Cuando se cree saber todo sobre aterrizajes, sean aéreos, económicos o emocionales, siempre surge algo nuevo. El aterrizaje forzoso es fácil de comprender. Un avión tiene una falla de emergencia y tiene que aterrizar “forzosamente”. No hay de otra. El piloto anuncia a los controladores que tiene un “mayday” y busca un lugar donde bajar. Muy sencillo pero en ocasiones trágico. 

Un aterrizaje “forzado” es lo que sucedió el martes por la noche en el AIFA o aeropuerto de Santa Lucía. De hecho hubo y habrá muchos de estos desde que se inauguró en marzo la terminal aérea. El lunes por la tarde avisaron a los viajeros que iban de La Habana a la CDMX que había un cambio de itinerario. La aerolínea Magnicharters vendió pasajes que iban del aeropuerto Benito Juárez al José Martí de Cuba, ida y vuelta al mismo lugar.
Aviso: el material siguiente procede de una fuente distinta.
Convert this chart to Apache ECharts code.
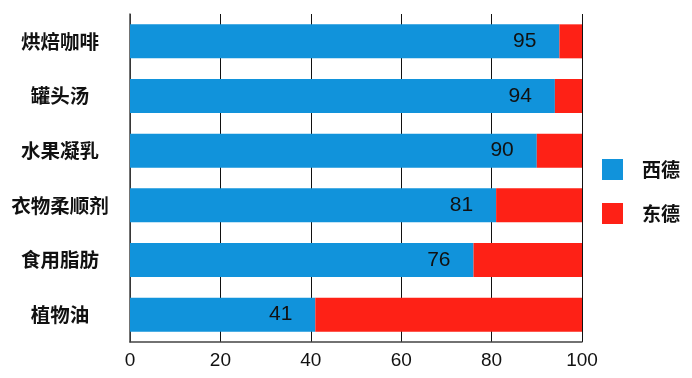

Todo regulado y autorizado por la Agencia Federal de Aviación Civil, todo contemplado en los horarios y “slots” o espacios asignados por la autoridad del tráfico aéreo. Todo en orden.

Pero a algún burócrata que quiere congraciarse con otro burócrata de mayor jerarquía que quiere aterrizar gozoso en la simpatía de ya sabes quién, se le ocurrió desviar el itinerario. Los pasajeros tendrían que bajar en el Felipe Ángeles, tres horas después de itinerario, a las 12 de la noche, para salir a la 1:20 del miércoles. De ahí terminar el viaje en un traslado de autobús de hora y media para llegar cerca de las 3 a.m. a la terminal Uno del Benito Juárez. 

Antes de bajar del avión pregunté al piloto con ingenuidad: ¿por qué nos trajo a este aeropuerto si el boleto era para el Benito Juárez? El capitán comentó que no era su decisión sino de la empresa que a su vez era presionada para llevar sus operaciones al lejano aeropuerto. Enseguida comentó que ellos no estaban de acuerdo porque tendrían que volver a despegar sin pasajeros para ir al Benito Juárez. Dos aterrizajes, dos costosas operaciones y un centenar de personas desveladas en el AIFA por el capricho de un funcionario. 

Cuando llegamos a migración pregunté a la oficial que nos recibió si estaba al tanto de que se desvelaba por un capricho. El último vuelo anterior en el AIFA había sido el de un Volaris a las 8 de la noche. Tuvieron que emplear a gente de migración, aduanas y la Guardia Nacional para que en un vuelo forzado arribaran pasajeros que serían trasladados en autobuses a su destino original. 

Cuando le pedí una explicación al gerente de operaciones de Magnicharters no pudo dar una respuesta. Fastidiado por la espera y la jornada extendida sólo atinó a decir que no era decisión suya: tenía razón. 

Dejamos el impecable y nuevecito AIFA vacío y en soledad, esperando más aterrizajes forzados y que algún día EU levante el castigo para realizar operaciones con conexiones internacionales. Después de tres horas de descanso regresamos a León en Aeroméxico. El vuelo 152 llegó diez minutos antes de la hora a las 9:50 a.m. 

Al igual que los pilotos de Magnicharters, víctimas también de la necedad gubernamental, nos preguntamos qué hubiera sido si en lugar de transitar por dos aeropuertos tuviéramos el “hub” de Texcoco, inmenso, magnífico, hermoso,  con la mejor arquitectura del mundo y distinguido como la mejor obra civil de Latinoamérica. 

Después de este aterrizaje habrá que terminar las reflexiones sobre Cuba y su sistema político totalitario, su economía en ruinas y la extraña admiración de la 4T por su destino.